### OBJECTIVE
Can you find the lines of the listing that include "this" and copy every one?

### SUPPLIED RECORDS
═══

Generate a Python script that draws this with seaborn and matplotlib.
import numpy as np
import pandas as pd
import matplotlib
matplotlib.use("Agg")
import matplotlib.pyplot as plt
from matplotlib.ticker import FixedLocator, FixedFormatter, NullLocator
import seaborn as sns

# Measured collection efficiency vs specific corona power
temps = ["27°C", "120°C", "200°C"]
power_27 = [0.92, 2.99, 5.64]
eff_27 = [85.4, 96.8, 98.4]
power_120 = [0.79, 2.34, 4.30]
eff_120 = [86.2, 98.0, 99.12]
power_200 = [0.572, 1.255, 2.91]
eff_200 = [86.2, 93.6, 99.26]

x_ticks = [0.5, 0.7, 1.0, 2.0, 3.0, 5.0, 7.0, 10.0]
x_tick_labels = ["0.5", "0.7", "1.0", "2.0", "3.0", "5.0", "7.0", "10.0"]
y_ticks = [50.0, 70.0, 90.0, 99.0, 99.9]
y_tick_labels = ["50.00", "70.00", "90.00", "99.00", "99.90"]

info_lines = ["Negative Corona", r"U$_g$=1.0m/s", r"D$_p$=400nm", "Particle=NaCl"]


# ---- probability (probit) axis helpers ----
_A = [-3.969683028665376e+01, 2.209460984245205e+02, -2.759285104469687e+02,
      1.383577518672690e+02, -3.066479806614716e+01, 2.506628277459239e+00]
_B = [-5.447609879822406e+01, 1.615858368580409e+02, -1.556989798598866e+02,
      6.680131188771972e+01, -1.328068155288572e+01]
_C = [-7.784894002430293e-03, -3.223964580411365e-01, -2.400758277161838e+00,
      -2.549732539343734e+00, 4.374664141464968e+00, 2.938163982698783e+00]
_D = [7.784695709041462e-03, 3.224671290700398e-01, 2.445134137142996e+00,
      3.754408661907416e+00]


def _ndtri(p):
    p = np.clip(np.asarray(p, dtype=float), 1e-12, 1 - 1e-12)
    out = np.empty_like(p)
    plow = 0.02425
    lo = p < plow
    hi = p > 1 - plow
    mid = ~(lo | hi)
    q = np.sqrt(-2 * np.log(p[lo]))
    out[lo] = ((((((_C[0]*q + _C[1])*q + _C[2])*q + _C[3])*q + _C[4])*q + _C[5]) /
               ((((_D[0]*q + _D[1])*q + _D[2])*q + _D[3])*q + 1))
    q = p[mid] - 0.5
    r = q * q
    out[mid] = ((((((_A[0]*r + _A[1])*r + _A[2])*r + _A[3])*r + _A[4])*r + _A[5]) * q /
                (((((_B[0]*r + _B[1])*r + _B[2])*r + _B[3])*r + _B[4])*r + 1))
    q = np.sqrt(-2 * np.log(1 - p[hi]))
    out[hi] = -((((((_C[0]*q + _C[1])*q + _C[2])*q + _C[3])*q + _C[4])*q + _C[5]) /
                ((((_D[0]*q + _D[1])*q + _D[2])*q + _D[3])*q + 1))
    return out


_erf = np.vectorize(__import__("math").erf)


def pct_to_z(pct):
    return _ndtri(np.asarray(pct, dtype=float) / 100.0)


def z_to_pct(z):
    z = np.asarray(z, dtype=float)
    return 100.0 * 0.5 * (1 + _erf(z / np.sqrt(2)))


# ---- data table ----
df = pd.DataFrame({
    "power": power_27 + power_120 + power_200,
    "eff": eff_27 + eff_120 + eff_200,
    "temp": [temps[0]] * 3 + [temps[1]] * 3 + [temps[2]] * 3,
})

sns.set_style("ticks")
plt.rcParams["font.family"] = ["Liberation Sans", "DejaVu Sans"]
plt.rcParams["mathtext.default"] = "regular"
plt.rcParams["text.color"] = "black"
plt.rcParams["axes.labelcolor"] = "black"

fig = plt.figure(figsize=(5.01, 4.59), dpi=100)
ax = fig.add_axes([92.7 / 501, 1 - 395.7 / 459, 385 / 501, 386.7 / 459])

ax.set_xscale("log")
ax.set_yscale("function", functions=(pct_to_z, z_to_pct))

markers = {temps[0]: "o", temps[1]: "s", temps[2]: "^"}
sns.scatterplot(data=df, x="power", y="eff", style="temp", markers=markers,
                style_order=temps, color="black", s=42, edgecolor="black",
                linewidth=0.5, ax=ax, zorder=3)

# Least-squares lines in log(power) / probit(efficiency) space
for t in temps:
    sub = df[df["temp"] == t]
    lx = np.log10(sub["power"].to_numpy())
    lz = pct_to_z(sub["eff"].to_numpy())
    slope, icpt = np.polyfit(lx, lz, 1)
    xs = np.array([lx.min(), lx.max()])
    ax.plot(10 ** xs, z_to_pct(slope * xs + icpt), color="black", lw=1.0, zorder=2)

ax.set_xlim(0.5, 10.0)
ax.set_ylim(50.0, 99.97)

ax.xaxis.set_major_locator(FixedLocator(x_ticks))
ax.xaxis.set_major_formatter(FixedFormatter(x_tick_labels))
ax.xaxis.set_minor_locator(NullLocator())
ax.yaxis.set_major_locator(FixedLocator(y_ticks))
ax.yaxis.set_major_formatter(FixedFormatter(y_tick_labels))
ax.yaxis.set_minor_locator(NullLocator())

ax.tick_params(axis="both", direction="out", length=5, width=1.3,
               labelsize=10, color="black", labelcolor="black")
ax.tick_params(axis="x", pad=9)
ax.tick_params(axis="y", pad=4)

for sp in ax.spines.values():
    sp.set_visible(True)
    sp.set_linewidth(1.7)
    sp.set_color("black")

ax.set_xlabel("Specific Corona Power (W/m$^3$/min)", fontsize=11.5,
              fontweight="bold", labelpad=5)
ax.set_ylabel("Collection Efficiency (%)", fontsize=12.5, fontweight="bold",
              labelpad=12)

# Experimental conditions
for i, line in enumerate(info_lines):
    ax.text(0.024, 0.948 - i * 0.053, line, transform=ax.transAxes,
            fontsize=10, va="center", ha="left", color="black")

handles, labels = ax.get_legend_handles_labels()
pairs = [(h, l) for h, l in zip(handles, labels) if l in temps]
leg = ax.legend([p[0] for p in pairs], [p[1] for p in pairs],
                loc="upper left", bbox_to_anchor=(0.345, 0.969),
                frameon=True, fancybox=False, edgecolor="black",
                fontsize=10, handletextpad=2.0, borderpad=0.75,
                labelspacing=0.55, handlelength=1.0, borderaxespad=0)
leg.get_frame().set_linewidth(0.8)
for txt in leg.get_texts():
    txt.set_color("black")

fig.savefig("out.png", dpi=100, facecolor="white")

═══

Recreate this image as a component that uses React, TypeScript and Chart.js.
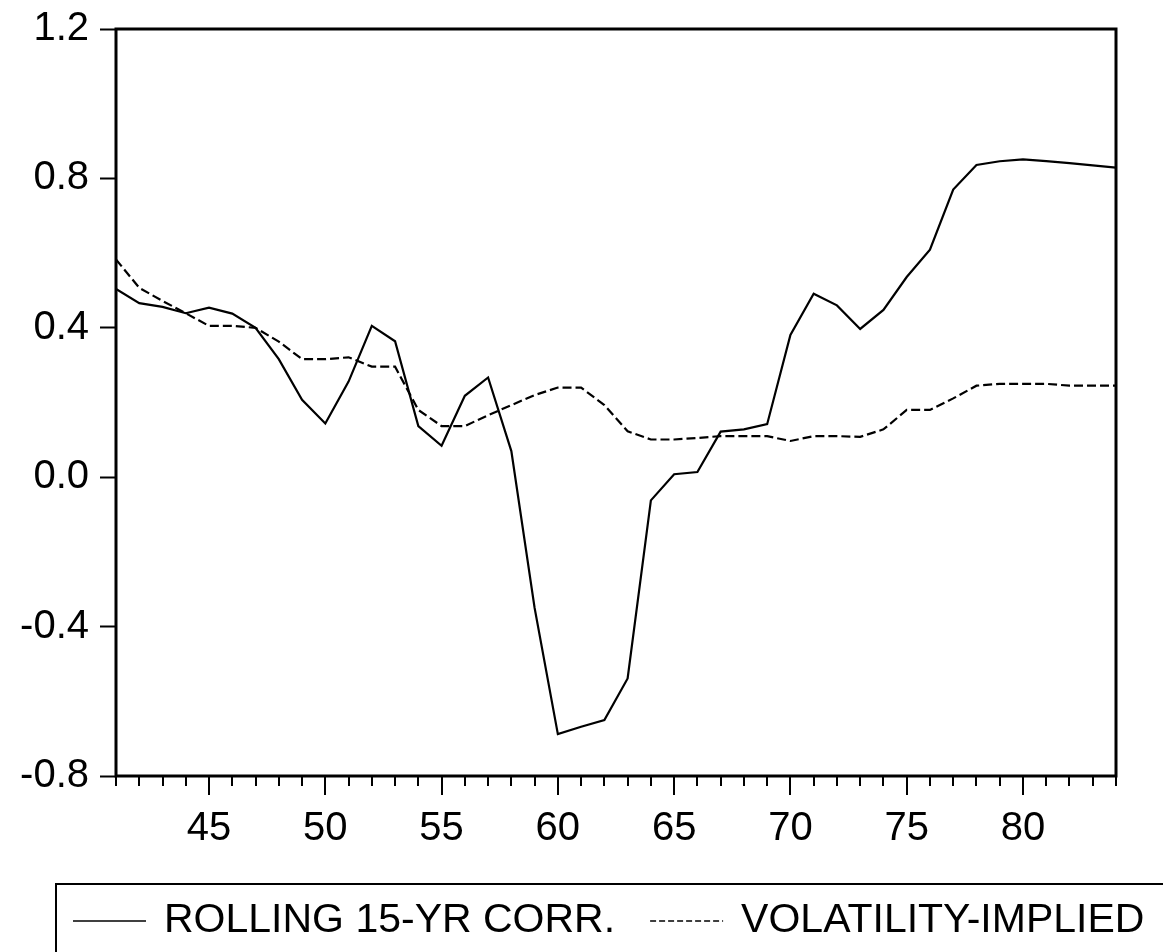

═══

### WRITTEN ANSWER
Generate a Python script that draws this with seaborn and matplotlib.
Recreate this image as a component that uses React, TypeScript and Chart.js.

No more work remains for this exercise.